The economic implications extend to potential wage pressures. A sudden drop in the available labor supply in specific sectors could force employers to increase wages to attract and retain talent, potentially fueling inflationary pressures at a time of continued economic uncertainty.
U.S. Citizenship and Immigration Services (USCIS) has advised applicants to file for renewal as early as possible—up to 180 days before their current EAD expires—to minimize the risk of a gap in employment. However, given the agency's persistent backlogs, many fear this window may not be sufficient to prevent disruptions.
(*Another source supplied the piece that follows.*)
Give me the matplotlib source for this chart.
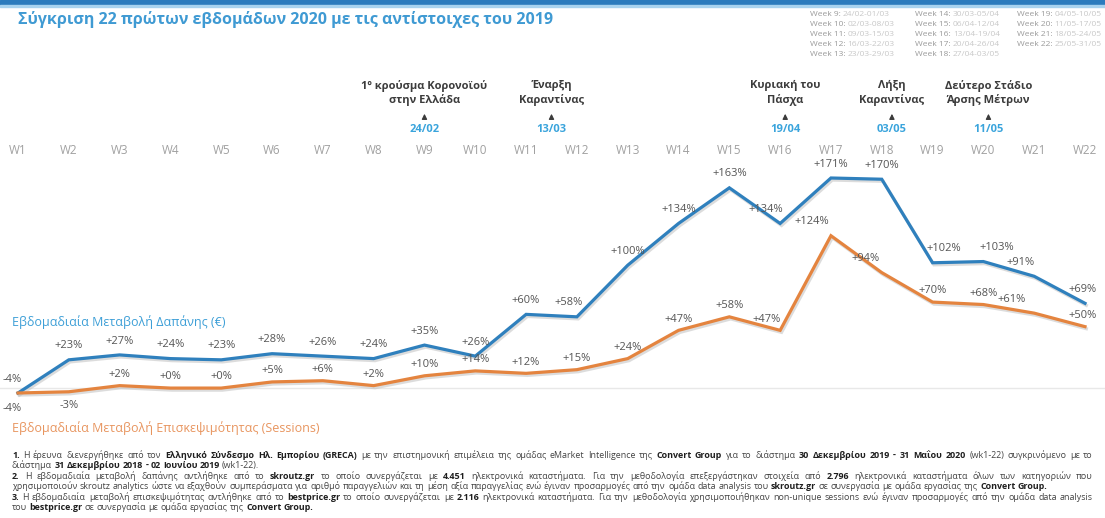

For now, renewal applications submitted before the October 30 deadline will still qualify for the 540-day extension. But as the deadline approaches, employers are being urged to conduct internal audits of their workforce to identify employees at risk and prepare contingency plans for potential staffing shortfalls. The policy shift serves as a stark reminder of how changes in immigration rules can have immediate and far-reaching consequences for the U.S. labor market and the broader economy.